_SOURCE EXCERPT_
* start *
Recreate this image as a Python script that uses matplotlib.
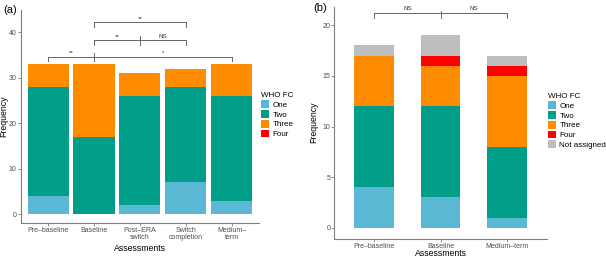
import matplotlib
matplotlib.use("Agg")
import matplotlib.pyplot as plt
from matplotlib.patches import Patch
import numpy as np

plt.rcParams['font.family'] = ['Liberation Sans', 'DejaVu Sans']

# ---------------- data ----------------
cats_a = ["Pre\u2013baseline", "Baseline", "Post\u2013ERA\nswitch", "Switch\ncompletion", "Medium\u2013\nterm"]
one_a = [4, 0, 2, 7, 3]
two_a = [24, 17, 24, 21, 23]
three_a = [5, 16, 5, 4, 7]
four_a = [0, 0, 0, 0, 0]

cats_b = ["Pre\u2013baseline", "Baseline", "Medium\u2013term"]
one_b = [4, 3, 1]
two_b = [8, 9, 7]
three_b = [5, 4, 7]
four_b = [0, 1, 1]
na_b = [1, 2, 1]

levels_a = ["One", "Two", "Three", "Four"]
levels_b = ["One", "Two", "Three", "Four", "Not assigned"]
colors = {"One": "#5BB8D5", "Two": "#009E88", "Three": "#FF8C00", "Four": "#FF0000", "Not assigned": "#BEBEBE"}

# significance brackets: (x positions with ticks, y level, labels at centres)
brackets_a = [
    ([2, 4], 42.2, [(3, "**")]),
    ([2, 3, 4], 38.2, [(2.5, "**"), (3.5, "NS")]),
    ([1, 2, 5], 34.6, [(1.5, "**"), (3.5, "*")]),
]
brackets_b = [
    ([1, 2, 3], 21.2, [(1.5, "NS"), (2.5, "NS")]),
]

W, H = 606, 258
fig = plt.figure(figsize=(W / 100, H / 100), dpi=100)

grey = "#7f7f7f"
tick_col = "#4d4d4d"


def style(ax, ylab_x, xlab_y):
    for s in ["top", "right"]:
        ax.spines[s].set_visible(False)
    for s in ["left", "bottom"]:
        ax.spines[s].set_color(grey)
        ax.spines[s].set_linewidth(0.8)
    ax.tick_params(colors=grey, labelcolor=tick_col, labelsize=5.0, length=2, width=0.6, pad=1.0)
    ax.set_xlabel("Assessments", fontsize=6.3)
    ax.set_ylabel("Frequency", fontsize=6.3)
    ax.yaxis.set_label_coords(ylab_x, 0.5)
    ax.xaxis.set_label_coords(0.5, xlab_y)


def stack(ax, x, series, names, width):
    bottom = np.zeros(len(x))
    for vals, name in zip(series, names):
        vals = np.array(vals, dtype=float)
        ax.bar(x, vals, bottom=bottom, width=width, color=colors[name], linewidth=0)
        bottom += vals


def draw_brackets(ax, brackets, drop, rise, fs):
    for xs, y, labels in brackets:
        ax.plot([xs[0], xs[-1]], [y, y], color="#666666", lw=0.7)
        for i, xx in enumerate(xs):
            up = rise if 0 < i < len(xs) - 1 else 0
            ax.plot([xx, xx], [y - drop, y + up], color="#666666", lw=0.7)
        for xc, t in labels:
            ax.text(xc, y + drop * 0.35, t, ha="center", va="bottom", fontsize=fs, color="#333333")


# ---------- panel (a) ----------
axa = fig.add_axes([20.7 / W, 1 - 223 / H, (259 - 20.7) / W, (223 - 10) / H])
xa = np.arange(1, len(cats_a) + 1)
stack(axa, xa, [one_a, two_a, three_a, four_a], levels_a, 0.9)
axa.set_xlim(0.4, 5.6)
axa.set_ylim(-1.9, 44.9)
axa.set_yticks([0, 10, 20, 30, 40])
axa.set_xticks(xa)
axa.set_xticklabels(cats_a, linespacing=0.95)
style(axa, -0.052, -0.097)
draw_brackets(axa, brackets_a, 1.0, 0.9, 4.5)

# ---------- panel (b) ----------
axb = fig.add_axes([334.3 / W, 1 - 238.5 / H, (546.7 - 334.3) / W, (238.5 - 7) / H])
xb = np.arange(1, len(cats_b) + 1)
stack(axb, xb, [one_b, two_b, three_b, four_b, na_b], levels_b, 0.6)
axb.set_xlim(0.4, 3.6)
axb.set_ylim(-1.05, 21.8)
axb.set_yticks([0, 5, 10, 15, 20])
axb.set_xticks(xb)
axb.set_xticklabels(cats_b)
style(axb, -0.075, -0.047)
draw_brackets(axb, brackets_b, 0.45, 0.2, 4.5)

# legends
def legend(levels, x, y):
    handles = [Patch(facecolor=colors[l], edgecolor="none", label=l) for l in levels]
    lg = fig.legend(handles=handles, loc="upper left", bbox_to_anchor=(x, y), frameon=False,
                    title="WHO FC", fontsize=5.8, title_fontsize=5.8, handlelength=1.0,
                    handleheight=1.1, handletextpad=0.4, labelspacing=0.15, borderpad=0,
                    borderaxespad=0)
    lg._legend_box.align = "left"


legend(levels_a, 261 / W, 1 - 92 / H)
legend(levels_b, 548 / W, 1 - 93 / H)

fig.text(3 / W, 1 - 10 / H, "(a)", fontsize=8, va="center", ha="left")
fig.text(313 / W, 1 - 8 / H, "(b)", fontsize=8, va="center", ha="left")

fig.savefig("out.png", dpi=100)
* end *
_DESCRIPTION OF THE TASK_
Using the listing above, return all lines where the word "matplotlib" occurs.

_REPLY_
Recreate this image as a Python script that uses matplotlib.
import matplotlib
matplotlib.use("Agg")
import matplotlib.pyplot as plt
from matplotlib.patches import Patch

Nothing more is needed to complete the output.